Rows from a dataset of charts and code:

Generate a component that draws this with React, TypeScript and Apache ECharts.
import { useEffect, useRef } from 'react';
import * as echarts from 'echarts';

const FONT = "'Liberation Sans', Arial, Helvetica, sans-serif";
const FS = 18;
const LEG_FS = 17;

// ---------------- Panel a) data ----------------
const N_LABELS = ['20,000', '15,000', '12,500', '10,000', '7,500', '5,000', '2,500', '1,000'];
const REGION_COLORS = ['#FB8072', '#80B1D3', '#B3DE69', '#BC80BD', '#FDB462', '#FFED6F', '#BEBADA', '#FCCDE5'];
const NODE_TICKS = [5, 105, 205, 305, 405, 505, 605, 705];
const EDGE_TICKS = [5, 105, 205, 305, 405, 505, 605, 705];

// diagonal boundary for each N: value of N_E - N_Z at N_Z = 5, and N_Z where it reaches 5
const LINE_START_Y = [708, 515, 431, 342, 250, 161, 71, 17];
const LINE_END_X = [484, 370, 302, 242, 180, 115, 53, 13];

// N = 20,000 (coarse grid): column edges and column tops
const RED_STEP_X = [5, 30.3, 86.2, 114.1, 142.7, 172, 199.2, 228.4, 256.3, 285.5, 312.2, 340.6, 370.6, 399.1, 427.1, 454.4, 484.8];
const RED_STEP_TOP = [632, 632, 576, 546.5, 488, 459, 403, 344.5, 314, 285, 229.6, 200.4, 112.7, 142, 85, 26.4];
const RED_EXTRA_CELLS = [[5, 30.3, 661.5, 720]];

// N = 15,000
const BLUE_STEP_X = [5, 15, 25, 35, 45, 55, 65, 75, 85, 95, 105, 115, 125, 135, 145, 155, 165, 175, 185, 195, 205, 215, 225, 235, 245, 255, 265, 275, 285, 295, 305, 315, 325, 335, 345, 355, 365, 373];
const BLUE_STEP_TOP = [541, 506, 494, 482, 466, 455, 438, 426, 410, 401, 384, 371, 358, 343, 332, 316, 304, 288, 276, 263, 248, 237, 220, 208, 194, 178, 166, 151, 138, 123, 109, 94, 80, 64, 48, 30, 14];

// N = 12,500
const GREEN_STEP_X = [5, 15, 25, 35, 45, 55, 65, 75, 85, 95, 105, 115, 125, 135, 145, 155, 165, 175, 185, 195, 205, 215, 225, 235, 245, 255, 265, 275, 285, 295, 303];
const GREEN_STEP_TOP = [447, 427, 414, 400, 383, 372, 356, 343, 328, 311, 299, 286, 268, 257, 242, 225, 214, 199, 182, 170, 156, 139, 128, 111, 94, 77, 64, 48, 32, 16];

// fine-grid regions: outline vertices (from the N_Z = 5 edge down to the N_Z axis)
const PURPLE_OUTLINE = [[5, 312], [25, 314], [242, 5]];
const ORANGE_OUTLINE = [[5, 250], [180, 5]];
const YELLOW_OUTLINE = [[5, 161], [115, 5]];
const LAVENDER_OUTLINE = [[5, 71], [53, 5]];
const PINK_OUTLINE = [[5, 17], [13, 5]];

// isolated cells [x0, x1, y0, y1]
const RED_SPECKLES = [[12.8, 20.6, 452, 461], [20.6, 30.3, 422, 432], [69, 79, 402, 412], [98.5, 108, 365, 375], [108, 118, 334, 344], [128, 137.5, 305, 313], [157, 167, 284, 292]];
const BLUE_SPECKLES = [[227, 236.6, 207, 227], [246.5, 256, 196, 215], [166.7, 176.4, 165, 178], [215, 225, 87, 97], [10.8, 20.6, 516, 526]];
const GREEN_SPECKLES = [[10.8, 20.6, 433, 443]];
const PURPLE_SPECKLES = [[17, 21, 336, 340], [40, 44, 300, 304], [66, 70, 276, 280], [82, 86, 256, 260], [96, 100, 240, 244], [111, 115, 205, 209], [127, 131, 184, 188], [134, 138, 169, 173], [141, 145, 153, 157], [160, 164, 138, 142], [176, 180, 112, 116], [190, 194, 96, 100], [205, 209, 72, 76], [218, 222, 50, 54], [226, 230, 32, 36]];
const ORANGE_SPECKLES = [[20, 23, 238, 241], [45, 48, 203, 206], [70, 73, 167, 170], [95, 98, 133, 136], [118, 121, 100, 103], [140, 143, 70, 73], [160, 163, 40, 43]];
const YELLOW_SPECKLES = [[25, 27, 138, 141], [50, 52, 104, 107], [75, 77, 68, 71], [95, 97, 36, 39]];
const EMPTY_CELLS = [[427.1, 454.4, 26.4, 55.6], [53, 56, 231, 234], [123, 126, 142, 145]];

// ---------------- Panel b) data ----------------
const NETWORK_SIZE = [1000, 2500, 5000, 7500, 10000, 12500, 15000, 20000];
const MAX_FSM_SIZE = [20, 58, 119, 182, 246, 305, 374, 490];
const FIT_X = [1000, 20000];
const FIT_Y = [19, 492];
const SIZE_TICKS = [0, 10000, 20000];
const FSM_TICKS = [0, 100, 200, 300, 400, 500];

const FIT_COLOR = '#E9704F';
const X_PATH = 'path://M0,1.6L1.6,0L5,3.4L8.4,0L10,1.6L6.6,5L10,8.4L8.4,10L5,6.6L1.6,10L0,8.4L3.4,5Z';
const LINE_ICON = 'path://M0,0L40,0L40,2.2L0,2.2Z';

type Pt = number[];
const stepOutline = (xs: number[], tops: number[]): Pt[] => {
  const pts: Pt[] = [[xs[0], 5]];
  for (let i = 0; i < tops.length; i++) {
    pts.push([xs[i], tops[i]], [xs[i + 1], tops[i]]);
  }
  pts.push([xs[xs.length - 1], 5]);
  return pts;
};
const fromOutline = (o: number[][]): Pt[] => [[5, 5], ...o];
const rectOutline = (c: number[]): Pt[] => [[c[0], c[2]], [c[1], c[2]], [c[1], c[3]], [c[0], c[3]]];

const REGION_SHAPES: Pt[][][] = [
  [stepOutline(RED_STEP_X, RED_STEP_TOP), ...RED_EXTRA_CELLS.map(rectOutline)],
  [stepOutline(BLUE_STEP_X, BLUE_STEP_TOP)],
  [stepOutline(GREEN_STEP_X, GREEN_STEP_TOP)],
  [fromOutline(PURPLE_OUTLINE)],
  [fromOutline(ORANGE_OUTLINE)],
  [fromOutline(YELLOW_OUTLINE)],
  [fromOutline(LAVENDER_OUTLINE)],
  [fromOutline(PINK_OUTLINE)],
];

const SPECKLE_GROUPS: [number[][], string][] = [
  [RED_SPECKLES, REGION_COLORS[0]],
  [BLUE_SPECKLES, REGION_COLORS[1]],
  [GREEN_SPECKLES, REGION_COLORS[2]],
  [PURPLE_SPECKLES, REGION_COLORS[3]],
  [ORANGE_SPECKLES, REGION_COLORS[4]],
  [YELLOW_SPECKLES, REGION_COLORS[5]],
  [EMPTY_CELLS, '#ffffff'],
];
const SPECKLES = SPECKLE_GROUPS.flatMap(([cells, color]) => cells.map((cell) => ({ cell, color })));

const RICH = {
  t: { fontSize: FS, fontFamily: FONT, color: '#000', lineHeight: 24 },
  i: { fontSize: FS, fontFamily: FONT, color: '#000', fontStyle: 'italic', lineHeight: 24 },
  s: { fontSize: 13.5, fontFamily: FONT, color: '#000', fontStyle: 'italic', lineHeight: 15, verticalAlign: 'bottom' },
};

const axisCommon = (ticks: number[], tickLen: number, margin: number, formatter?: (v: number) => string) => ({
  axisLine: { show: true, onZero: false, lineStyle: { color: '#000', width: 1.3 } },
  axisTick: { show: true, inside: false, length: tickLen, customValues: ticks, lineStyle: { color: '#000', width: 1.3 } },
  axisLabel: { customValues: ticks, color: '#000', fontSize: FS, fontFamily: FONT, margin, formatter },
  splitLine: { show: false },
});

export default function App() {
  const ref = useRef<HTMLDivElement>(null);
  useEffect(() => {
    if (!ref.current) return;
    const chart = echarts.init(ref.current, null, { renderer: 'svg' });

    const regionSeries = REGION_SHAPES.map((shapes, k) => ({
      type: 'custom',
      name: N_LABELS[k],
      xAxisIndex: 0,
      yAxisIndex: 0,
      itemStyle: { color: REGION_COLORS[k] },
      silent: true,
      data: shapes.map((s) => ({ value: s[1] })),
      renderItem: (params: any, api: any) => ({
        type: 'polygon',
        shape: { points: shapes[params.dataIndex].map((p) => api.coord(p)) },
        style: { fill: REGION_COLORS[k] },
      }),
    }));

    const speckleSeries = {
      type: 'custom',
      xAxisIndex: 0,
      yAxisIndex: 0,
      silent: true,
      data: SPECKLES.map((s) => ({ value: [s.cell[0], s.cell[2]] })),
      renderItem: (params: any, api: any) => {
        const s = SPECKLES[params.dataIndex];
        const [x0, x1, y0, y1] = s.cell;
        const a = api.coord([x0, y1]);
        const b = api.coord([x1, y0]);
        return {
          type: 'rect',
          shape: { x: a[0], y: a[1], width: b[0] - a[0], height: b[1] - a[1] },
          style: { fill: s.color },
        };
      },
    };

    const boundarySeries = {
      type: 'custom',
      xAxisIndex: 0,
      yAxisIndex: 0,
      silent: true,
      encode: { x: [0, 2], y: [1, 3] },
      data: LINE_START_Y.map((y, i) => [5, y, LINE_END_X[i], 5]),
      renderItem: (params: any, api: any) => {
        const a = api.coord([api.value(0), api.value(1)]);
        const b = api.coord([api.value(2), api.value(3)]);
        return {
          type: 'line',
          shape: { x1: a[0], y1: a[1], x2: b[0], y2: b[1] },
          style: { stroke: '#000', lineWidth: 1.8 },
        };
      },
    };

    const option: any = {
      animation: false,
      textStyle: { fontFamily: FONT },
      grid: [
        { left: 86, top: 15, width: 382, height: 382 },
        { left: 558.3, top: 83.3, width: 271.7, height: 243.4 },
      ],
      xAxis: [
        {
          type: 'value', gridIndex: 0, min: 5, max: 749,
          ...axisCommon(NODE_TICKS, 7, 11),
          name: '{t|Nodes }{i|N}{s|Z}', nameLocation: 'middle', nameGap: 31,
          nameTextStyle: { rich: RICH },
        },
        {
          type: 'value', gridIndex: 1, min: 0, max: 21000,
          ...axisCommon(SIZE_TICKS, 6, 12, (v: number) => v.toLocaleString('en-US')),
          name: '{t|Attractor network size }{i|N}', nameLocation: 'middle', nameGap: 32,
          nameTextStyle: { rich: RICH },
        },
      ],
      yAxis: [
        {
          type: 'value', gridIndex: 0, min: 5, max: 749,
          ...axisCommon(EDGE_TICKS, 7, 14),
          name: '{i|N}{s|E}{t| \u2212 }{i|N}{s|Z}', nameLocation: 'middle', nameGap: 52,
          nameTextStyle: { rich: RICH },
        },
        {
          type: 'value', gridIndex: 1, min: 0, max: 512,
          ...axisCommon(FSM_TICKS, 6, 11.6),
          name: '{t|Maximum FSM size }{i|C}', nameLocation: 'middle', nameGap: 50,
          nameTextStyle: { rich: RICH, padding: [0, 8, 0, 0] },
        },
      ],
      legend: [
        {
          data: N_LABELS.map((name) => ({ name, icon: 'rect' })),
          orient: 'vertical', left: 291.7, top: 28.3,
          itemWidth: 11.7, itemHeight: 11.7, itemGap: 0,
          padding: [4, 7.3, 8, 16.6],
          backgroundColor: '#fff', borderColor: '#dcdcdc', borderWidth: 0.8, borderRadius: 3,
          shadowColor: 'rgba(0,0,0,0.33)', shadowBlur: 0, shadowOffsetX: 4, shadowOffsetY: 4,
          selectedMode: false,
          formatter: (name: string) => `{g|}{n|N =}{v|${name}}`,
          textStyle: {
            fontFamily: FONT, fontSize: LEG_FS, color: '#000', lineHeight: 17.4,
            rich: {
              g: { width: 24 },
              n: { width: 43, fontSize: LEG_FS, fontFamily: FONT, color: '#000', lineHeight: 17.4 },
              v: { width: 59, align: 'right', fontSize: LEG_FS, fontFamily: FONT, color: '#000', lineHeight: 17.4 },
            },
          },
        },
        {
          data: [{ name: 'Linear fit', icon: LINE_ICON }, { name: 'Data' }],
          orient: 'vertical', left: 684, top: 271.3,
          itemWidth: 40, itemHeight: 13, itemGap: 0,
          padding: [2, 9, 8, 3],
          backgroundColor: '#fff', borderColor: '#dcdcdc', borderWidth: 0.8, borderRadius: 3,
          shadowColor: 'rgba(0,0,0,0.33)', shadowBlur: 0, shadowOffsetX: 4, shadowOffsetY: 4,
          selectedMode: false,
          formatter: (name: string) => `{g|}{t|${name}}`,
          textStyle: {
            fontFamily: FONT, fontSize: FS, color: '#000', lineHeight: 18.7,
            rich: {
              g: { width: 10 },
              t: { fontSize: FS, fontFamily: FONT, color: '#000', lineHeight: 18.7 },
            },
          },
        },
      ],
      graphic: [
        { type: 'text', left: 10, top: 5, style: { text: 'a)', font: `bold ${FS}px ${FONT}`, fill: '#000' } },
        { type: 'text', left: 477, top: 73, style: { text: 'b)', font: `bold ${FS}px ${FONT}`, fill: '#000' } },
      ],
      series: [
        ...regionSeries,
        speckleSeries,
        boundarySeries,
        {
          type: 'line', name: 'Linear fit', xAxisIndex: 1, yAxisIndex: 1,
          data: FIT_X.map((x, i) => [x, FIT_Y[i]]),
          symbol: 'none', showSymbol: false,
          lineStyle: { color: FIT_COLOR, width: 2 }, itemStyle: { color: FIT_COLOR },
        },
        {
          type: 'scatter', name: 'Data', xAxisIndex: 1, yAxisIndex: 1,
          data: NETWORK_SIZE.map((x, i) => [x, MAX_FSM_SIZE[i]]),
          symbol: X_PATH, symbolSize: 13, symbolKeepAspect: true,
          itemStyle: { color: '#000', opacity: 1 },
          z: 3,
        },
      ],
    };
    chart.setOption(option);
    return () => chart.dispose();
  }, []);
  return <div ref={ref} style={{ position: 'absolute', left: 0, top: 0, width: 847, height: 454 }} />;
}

---

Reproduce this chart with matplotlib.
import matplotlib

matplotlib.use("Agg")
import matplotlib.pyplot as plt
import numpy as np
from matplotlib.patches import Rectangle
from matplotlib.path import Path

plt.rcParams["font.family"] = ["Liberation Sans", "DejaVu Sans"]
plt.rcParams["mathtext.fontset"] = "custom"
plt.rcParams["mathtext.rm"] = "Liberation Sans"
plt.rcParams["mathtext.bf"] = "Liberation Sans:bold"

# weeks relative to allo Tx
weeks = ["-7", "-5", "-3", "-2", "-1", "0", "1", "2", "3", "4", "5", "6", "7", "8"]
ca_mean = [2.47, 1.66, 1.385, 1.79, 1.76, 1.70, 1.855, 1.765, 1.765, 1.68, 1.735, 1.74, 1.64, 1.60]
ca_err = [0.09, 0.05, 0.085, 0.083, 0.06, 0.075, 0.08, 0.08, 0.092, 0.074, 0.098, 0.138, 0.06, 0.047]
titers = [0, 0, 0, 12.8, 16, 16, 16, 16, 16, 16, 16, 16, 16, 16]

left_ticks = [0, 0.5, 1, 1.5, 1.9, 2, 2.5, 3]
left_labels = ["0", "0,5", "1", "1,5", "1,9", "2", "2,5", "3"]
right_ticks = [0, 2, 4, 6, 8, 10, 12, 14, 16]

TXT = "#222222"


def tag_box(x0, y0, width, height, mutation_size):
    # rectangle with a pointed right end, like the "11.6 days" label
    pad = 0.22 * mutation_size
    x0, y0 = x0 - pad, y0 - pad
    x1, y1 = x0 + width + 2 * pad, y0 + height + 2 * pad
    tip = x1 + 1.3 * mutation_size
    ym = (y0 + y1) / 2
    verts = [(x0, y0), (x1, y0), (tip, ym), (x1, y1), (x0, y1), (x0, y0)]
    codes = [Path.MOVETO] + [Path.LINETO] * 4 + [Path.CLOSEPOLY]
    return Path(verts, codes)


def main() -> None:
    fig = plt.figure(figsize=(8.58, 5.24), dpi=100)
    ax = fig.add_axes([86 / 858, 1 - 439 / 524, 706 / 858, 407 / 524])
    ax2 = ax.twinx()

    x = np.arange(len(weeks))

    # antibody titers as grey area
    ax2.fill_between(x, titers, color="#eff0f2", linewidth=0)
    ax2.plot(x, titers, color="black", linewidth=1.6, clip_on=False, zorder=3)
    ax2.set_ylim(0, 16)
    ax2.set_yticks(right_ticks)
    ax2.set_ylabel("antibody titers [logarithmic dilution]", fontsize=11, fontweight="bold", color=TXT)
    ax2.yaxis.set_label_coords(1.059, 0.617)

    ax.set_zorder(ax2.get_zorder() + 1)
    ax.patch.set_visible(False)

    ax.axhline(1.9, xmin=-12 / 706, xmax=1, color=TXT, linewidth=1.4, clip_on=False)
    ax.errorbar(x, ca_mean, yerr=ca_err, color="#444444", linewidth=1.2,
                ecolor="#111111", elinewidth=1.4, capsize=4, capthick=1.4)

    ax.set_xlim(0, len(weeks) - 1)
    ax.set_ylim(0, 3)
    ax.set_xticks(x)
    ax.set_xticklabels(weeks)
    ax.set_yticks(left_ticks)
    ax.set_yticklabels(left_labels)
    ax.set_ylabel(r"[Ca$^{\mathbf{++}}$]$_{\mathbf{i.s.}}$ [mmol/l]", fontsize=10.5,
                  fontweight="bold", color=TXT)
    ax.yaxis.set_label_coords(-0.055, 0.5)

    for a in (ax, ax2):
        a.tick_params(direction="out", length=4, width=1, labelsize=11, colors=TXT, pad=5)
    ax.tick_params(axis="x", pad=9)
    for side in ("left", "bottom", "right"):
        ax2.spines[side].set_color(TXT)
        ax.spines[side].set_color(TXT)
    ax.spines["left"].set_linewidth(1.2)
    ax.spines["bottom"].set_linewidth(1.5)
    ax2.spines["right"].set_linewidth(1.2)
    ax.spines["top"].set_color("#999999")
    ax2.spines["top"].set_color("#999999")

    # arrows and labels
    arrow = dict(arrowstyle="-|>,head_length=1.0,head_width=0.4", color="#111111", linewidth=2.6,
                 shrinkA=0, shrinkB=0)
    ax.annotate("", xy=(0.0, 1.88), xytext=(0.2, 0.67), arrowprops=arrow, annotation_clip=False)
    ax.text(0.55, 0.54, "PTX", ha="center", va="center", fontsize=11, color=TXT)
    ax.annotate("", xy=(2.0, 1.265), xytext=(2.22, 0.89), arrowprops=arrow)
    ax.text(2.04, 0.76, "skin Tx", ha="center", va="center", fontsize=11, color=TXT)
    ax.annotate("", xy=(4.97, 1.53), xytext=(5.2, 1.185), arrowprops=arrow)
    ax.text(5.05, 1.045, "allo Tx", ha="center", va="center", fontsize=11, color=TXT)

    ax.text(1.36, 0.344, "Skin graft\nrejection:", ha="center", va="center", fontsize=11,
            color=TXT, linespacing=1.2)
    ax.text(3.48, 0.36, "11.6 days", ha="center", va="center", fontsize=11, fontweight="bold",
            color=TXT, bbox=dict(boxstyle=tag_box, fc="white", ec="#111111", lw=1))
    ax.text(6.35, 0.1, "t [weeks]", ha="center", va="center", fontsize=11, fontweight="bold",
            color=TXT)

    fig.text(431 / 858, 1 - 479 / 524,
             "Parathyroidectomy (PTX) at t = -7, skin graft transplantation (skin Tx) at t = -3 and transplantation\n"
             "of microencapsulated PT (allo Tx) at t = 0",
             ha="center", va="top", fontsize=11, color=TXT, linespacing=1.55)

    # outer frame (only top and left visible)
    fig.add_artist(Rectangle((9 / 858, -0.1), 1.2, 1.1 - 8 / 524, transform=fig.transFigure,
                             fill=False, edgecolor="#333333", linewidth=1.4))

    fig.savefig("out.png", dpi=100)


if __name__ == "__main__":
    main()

## Problem details:
In the listing above, find the line containing "Generate a component" and the line containing "const LEG_FS = 17;". Output them and every line between, exactly, and nothing else.

## Solution:
Generate a component that draws this with React, TypeScript and Apache ECharts.
import { useEffect, useRef } from 'react';
import * as echarts from 'echarts';

const FONT = "'Liberation Sans', Arial, Helvetica, sans-serif";
const FS = 18;
const LEG_FS = 17;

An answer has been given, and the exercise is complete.